The farmers, including Fawzi, have little option but to continue their swift harvest: for some it is their income, for some their produce. But they’ve all been subject to Israeli soldiers’ firing in the same circumstances, and so are wary of the sniping that could break out at any second. Although the setting is near-idyllic, reality dictates a worried, frenzied harvest.
An Israeli military tower some hundred metres beyond in a different direction has opened its dome, sprouting a camera and unseen gun. Shots are being fired further south along the border, and its not possible to know whether they are coming from this tower or soldiers further along the fence.
To our west are the ruins of a house where farmers shared tea with us before Israel’s war on Gaza. To our south is a school routinely subject to the same Israeli soldiers’ terrorizing. The students, we have been told, are often unable to complete a day of classes, interrupted by the shooting at or near the school.
The farmers are working together, harvesting one field and moving to the next. We move from lentils, past a clump of chickpea plants (where I see my first fresh chickpea, key to a staple food, hummous), beyond fields of wheat and rye nearly ready for harvest, and onto another field of lentils.
The day is without incident, aside from the unease of being in snipers’ scopes, and the farmers leave, hauling the lentil stocks in plastic sheets and sacks to waiting donkey carts.
April 13: al Faraheen, east of Khan Younis
It is a foggy morning. As we drive up to the fields around 7 am, the fog has not lifted. The rye, wheat, dill, and random wildflowers glow brilliantly in the light cast by the thick fog. It’s not possible to see beyond 10 metres, though this clears a little after some time. We’ve walked south and east from a farm just under 500 metres from the border, so we know that we are potentially closer. Still, for the next 2 hours we cannot define where the border fence is, nor exactly from where to expect Israeli gunfire.
The farmers are working faster than any I’ve yet seen, gathering in clumps, with gloved or bare hands, the rough stalks of rye with such ease the plant seems like grass, not a hearty grain. The rye makes a loud crunching noise as it is felled. The farmers lay it in neat rows behind them, and if I hadn’t seen the harvest myself, I’d think the rows were the work of a machine.

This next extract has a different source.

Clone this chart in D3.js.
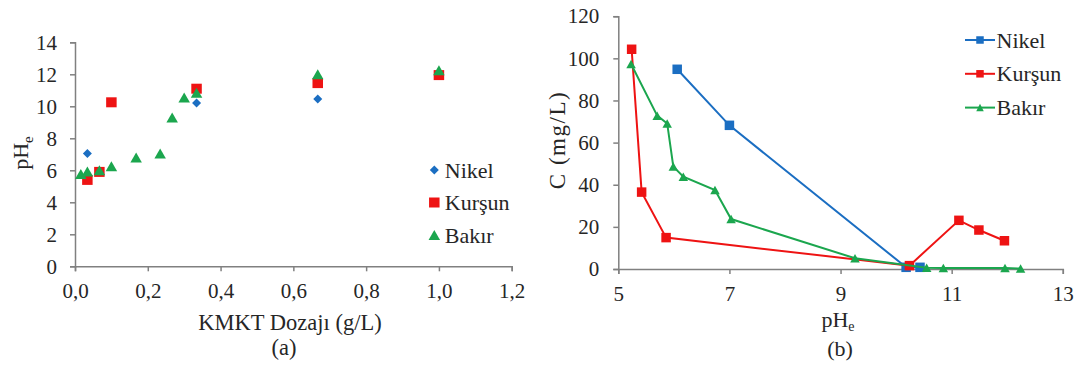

They continue at this quick pace until the plot is harvested, rye piled and bundled and loaded onto a waiting horse cart. The fog has cleared enough to finally make out the line of the border fence, roughly 350 metres away. No jeeps were seen or heard for those few hours, and while harvesting in the murky fog was more nerve-wracking, the workers are relieved to have collected what they did.
*stalks of wheat and rye
April 14: Lataamat, east of Khan Younis
“We’ve tried to harvest our rye for the last 4 days,” says Latifa Abu Taima(52). “Everytime we’ve come here, the Israelis have shot at us. There are 22 children in my family, with my children’s children. How are we supposed to feed them when we can’t work our land?”
It’s another successful harvest, though not without threat. Two Israeli jeeps, after watching from the border fence road, decide to pull up onto two dirt mounds on either side of the Israeli military tower. The jeeps remain perched there for the duration of our harvest. As with when the jeeps parked directly across from us for a period of nearly 30 minutes, there is little to do but continue to harvest, knowing that we are clearly, visibly unarmed civilians, and that the soldiers can see this.
Some of these women have not worked since the month before, meaning their income for the last 2 months has been a staggeringly meagre 40 shekels (~$ 10), on which they’ve had to help support large families.